In a 2019 march to honor fallen service members during the war, he was assaulted by a veteran and Orthodox priest. The beating was condemned by the United Nations Human Rights Office. Pylypenko suffered another physical aggression during a TV debate in June 2020, when far-right activist Dmytro Korchynsky violently shouted at him, labelling his homosexuality as "non-traditional" before splashing a glass of water in his face.

In 2021, Pylypenko was the subject of a smear campaign by right-wing groups in Ukraine, who accused him of working with Russians. Conversely, in Russian media, Pylypenko was said to be forming an "LGBTQ+ military unit" within the Ukrainian Armed Forces.

In August of that year, an unknown person entered a chat room for Ukrainian gay soldiers and stole videos of explicit sexual content between Pylypenko and another openly gay soldier, Serhiy Afanasyev. The user subsequently posted the videos on Telegram, which resulted in a harassment campaign against Pylypenko and Afanasyev. Both men condemned the leak of the video as a form of revenge porn and said that it was part of their private life that did not harm anyone. They also advocated for the decriminalization of pornographic material within the military, arguing that it helps, while not causing harm to anyone in the ranks.

When singers Serhiy Zhadan and Khrystyna Soloviy released a video in October 2023 featuring women kissing in front of a church in Lviv, the Ukrainian Greek Catholic Church removed the church's rector. In response to that decision, Pylypenko organized a massive gay kissing event in front of the church to show solidarity with the rector.

In February 2024, Patriarch Filaret Denysenko awarded several units, including Pylypenko's, with the medal for the "Sacrifice and Love for Ukraine", but cancelled the specific one for Pylypenko upon learning that he is a gay man. The church released a statement saying that they thanked Pylypenko's military merits, but that the church did not share his "sinful preferences and LGBT agitation." In an act of solidarity, the rest of the recipients turned down the Patriarch's recognition.

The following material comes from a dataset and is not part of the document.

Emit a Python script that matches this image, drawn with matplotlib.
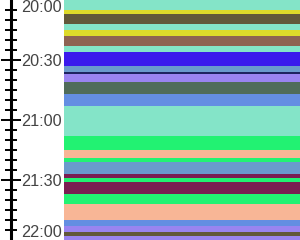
import matplotlib
matplotlib.use('Agg')
import matplotlib.pyplot as plt
from matplotlib.ticker import MultipleLocator

# Segments of the evening: start, end, category
starts = ['20:00', '20:05', '20:07', '20:12', '20:15', '20:18', '20:23', '20:26',
          '20:33', '20:36', '20:37', '20:41', '20:47', '20:53', '21:08', '21:15',
          '21:19', '21:21', '21:27', '21:29', '21:31', '21:37', '21:42', '21:50',
          '21:53', '21:56', '21:58']
ends = starts[1:] + ['22:00']
cats = ['teal', 'yellow', 'olive', 'teal', 'yellow', 'brown', 'teal', 'blue',
        'steel', 'navy', 'lavender', 'slate', 'cornflower', 'teal', 'green', 'peach',
        'green', 'steel', 'maroon', 'green', 'maroon', 'green', 'peach', 'cornflower',
        'lavender', 'olive', 'lavender']
palette = {
    'teal': '#84E4C8', 'yellow': '#DEDA2A', 'olive': '#62583A', 'brown': '#8E6252',
    'blue': '#3A1AEC', 'steel': '#6A9ACC', 'navy': '#1E2460', 'lavender': '#9A84F0',
    'slate': '#506C5A', 'cornflower': '#648EE2', 'green': '#22F272',
    'peach': '#F8B696', 'maroon': '#7A1E52',
}
tick_labels = ['20:00', '20:30', '21:00', '21:30', '22:00']


def minutes(s):
    h, m = s.split(':')
    return int(h) * 60 + int(m)


y0 = [minutes(s) for s in starts]
h = [minutes(e) - minutes(s) for s, e in zip(starts, ends)]
ticks = [minutes(t) for t in tick_labels]

fig = plt.figure(figsize=(3, 2.4), dpi=100)
ax = fig.add_axes([0, 0, 1, 1])

# pixel-like x units, bands start right of the labels
ax.barh(y0, 236, left=64, height=h, align='edge',
        color=[palette[c] for c in cats], linewidth=0)

ax.set_xlim(0, 300)
ax.set_ylim(ticks[-1], ticks[0])

for side in ['left', 'top', 'bottom']:
    ax.spines[side].set_visible(False)
ax.spines['right'].set_position(('data', 10.5))
ax.spines['right'].set_linewidth(2.2)
ax.xaxis.set_visible(False)
ax.yaxis.tick_right()

ax.set_yticks(ticks, tick_labels)
ax.yaxis.set_minor_locator(MultipleLocator(5))
ax.tick_params(axis='y', which='major', direction='inout', length=14.4, width=1.4,
               pad=0.2, labelsize=11.7, labelcolor='#444444')
ax.tick_params(axis='y', which='minor', direction='inout', length=8, width=1.4)
for lab in ax.get_yticklabels():
    lab.set_fontfamily('Liberation Sans')

# end labels are kept inside the frame, their ticks sit on the edge
major = ax.yaxis.get_major_ticks()
major[0].label2.set_va('top')
major[-1].label2.set_va('bottom')
major[0].tick2line.set_visible(False)
major[-1].tick2line.set_visible(False)

fig.savefig('out.png', dpi=100)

In June 2025, Pylypenko faced off with counterprotesters at the Kyiv Pride. He took part in the march to draw attention to the growing losses on the front lines and fallen servicemen whose families remain unrecognized by law.

In August 2025, during the funeral of David Chichkan, Pylypenko was physically assaulted by Denis Kapustin, a neo-Nazi and notorious homophobe who serves as the commander of the Russian Volunteer Corps. Kapustin took offense at Pylypenko displaying a rainbow flag at the ceremony.

== Personal life ==
Pylypenko said that he wished to have come out earlier, adding that he envies teenagers who realize they are gay at a young age because he had struggled with internalized homophobia. In an interview for QUA – LGBTQ Ukrainians in America, which helps Ukrainian refugees and expatriates in the United States, Pylypenko said that he hoped to see the things that he saw in the U.S. happen in Ukraine, referring to LGBTQ+ events he saw while visiting a gay friend in Chicago.

In August 2018, Pylypenko gave an interview to Ukrainian lifestyle magazine Life Pravda, a subsidiary of media outlet Ukrainska Pravda. In the interview, Pylypenko said that in his childhood and adolescence, he grew isolated while attending high school in Kyiv due to refusing to speak Russian, alleging that he sees Russian as a language associated with colonialism and colonial thinking, referencing Ukrainophile Ahatanhel Krymsky as a national role model.

He also stated that while living in the UAE, he was engaged in a long-term relationship with an Emirati gay man, adding that being gay in the UAE is illegal under Sharia, but that if the parties involved keep it private, they do not usually face legal consequences.

Regarding the then-ongoing war, Pylypenko said that he did not want to return to war unless there was an invasion (which happened in 2022), recalling the bad side of serving with some "bad sheep" like bandits and deserters. When asked about his homosexuality at the beginning of his military career, Pylypenko said that he kept it a secret, even pretending to go to brothels and have sex with a prostitute to conceal his homosexuality from his comrades, saying that his best friend suspected so much that he (Pylypenko) was gay that he kept asking him if he had ever had a girlfriend.

Pylypenko spoke about his coming out to family members, saying that his sister and her husband knew for a long time that he was gay, and that they had always supported him. Regarding his parents, Pylypenko said in August 2018 that his mother had "recently" written to him accepting that he is gay, while he added that he had not spoken with his father about the issue. In the same interview, Pylypenko stated that there are many gay Russian servicemen, positively comparing Ukraine and its wider acceptance, according to Pylypenko, of same-sex relationships than in Russia.

In July 2024, he said that he never hid his sexual orientation from his comrades, recounting that he used a mobile phone with a rainbow sticker on it. When the other soldiers began asking him whether he was gay, Pylypenko responded positively, and reported in an interview with military newspaper Frontliner Ukraine that he did not face any significant incident of homophobia with his colleagues.